**The task:** Give the number of lines in the data that hold the string "this". Nothing else is needed.

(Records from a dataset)
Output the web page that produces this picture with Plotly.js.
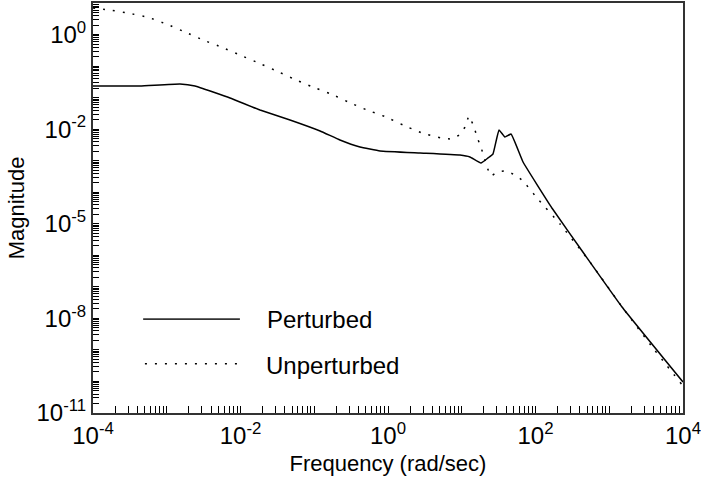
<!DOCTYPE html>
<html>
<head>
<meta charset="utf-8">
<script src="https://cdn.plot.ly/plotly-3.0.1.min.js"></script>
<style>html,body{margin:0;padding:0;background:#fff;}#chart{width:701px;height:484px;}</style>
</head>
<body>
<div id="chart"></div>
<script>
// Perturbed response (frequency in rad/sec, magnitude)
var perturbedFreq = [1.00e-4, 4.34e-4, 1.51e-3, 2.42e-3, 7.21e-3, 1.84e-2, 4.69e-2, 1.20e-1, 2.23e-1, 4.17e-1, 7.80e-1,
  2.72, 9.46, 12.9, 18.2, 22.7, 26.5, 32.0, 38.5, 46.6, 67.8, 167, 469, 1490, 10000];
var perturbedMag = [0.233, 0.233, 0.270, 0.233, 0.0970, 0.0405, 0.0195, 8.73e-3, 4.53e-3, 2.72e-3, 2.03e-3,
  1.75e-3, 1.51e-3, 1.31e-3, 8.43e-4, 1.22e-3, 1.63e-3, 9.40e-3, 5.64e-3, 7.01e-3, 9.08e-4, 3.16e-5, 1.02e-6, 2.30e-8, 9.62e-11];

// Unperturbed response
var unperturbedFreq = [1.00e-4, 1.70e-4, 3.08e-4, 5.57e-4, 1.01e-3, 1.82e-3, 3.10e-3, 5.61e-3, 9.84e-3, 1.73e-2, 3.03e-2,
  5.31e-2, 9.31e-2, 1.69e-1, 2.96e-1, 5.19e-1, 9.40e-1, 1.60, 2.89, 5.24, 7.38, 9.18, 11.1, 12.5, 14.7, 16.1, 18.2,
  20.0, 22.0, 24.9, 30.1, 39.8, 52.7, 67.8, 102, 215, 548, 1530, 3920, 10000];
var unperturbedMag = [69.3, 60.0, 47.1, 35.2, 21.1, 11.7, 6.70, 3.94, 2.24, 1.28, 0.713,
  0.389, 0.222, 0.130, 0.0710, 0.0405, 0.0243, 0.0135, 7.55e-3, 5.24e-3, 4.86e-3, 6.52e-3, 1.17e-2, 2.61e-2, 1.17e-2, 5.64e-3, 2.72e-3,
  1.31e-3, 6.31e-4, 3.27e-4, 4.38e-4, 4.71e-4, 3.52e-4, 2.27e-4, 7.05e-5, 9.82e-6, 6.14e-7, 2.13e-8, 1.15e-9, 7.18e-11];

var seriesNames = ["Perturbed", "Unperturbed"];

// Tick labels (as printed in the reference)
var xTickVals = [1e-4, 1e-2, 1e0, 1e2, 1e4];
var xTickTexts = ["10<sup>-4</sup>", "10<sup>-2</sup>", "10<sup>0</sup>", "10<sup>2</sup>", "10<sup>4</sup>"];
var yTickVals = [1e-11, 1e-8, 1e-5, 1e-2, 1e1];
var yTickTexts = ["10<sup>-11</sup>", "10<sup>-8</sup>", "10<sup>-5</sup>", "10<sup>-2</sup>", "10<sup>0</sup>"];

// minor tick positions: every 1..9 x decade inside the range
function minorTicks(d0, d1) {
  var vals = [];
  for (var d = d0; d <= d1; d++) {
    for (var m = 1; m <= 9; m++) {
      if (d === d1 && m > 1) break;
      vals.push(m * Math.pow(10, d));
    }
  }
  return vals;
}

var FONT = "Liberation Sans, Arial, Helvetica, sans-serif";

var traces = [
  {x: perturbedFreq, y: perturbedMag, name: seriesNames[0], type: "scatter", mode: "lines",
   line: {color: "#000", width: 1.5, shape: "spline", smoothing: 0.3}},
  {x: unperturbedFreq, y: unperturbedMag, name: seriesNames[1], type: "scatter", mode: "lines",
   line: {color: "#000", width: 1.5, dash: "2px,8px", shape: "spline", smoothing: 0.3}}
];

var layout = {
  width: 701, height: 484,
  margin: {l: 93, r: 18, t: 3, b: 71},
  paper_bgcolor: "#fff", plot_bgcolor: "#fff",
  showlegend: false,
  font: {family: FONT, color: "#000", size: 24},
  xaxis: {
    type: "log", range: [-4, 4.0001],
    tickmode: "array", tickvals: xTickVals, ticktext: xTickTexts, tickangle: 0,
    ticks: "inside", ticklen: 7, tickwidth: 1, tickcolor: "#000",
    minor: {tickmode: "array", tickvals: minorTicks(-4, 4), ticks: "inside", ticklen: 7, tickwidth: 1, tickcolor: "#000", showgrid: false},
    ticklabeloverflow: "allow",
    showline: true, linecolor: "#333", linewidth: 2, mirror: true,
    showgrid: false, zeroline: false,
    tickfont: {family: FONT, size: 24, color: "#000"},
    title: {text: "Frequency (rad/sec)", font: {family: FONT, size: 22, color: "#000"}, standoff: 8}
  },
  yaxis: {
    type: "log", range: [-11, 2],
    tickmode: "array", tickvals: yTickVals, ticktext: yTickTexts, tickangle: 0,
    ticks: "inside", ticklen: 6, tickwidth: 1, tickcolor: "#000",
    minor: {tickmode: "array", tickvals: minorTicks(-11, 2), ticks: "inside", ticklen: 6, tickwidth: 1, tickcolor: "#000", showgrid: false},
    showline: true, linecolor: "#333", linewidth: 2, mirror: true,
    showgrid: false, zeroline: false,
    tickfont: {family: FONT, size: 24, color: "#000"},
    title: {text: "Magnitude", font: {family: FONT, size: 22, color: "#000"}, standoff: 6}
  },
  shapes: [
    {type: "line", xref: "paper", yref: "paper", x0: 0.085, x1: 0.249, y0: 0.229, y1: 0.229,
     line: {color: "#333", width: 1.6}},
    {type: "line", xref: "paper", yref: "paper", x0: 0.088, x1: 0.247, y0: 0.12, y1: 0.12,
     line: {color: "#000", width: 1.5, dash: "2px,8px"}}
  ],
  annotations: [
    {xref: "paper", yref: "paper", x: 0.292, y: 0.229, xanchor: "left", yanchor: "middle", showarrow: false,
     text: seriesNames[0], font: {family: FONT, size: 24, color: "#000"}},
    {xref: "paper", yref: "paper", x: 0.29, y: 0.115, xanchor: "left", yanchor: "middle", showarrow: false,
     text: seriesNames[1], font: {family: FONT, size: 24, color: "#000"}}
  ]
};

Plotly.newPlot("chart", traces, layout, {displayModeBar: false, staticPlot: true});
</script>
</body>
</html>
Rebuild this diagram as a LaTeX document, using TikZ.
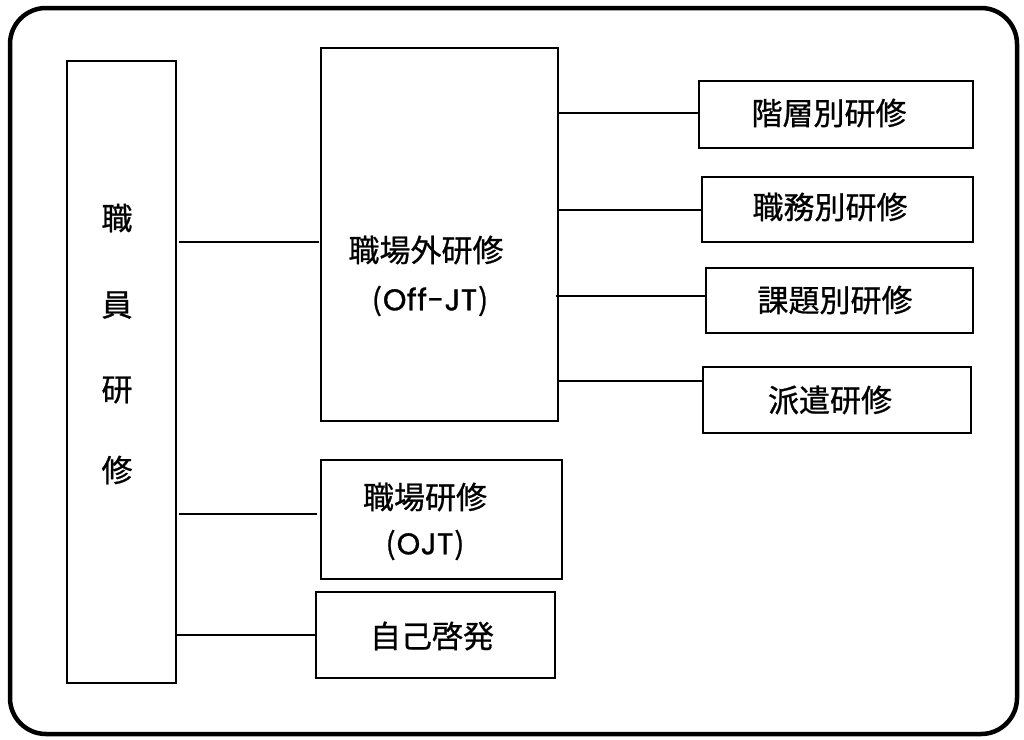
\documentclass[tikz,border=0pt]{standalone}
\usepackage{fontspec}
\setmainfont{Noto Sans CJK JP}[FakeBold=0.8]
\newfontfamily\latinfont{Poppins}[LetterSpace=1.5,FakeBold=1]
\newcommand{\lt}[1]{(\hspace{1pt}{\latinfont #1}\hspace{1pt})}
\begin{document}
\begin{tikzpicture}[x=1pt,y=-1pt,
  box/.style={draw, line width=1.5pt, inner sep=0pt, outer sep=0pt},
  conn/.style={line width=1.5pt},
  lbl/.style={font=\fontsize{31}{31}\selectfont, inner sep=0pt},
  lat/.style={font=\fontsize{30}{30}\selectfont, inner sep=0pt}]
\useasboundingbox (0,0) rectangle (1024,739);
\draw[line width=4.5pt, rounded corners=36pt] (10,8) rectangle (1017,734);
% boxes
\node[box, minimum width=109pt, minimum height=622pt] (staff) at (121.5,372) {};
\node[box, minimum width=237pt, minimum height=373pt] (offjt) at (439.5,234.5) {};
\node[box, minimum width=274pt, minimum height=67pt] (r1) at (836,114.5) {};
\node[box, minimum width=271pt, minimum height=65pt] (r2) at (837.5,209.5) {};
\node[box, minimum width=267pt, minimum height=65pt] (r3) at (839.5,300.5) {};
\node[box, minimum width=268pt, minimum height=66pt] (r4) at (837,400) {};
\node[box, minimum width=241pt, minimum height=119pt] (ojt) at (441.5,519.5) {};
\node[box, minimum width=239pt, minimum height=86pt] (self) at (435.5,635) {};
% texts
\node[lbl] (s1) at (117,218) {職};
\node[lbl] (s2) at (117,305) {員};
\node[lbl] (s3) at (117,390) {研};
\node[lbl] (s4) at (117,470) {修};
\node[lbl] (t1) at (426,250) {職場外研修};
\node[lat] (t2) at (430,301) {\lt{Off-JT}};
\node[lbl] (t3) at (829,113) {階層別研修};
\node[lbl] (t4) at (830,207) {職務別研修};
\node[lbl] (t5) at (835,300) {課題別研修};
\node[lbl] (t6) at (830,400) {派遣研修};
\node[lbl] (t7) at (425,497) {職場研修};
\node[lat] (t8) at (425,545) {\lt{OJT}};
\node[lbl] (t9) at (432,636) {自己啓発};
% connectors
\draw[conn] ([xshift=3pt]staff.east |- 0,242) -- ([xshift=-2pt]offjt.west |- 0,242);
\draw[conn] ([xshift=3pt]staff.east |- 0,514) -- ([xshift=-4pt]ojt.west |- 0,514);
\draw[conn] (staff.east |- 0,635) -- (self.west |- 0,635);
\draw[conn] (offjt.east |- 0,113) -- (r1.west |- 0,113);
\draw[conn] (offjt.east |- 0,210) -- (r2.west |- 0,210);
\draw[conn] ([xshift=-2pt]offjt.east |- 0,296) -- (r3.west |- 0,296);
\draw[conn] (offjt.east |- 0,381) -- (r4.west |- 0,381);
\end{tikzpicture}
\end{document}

**Expected answer:** 2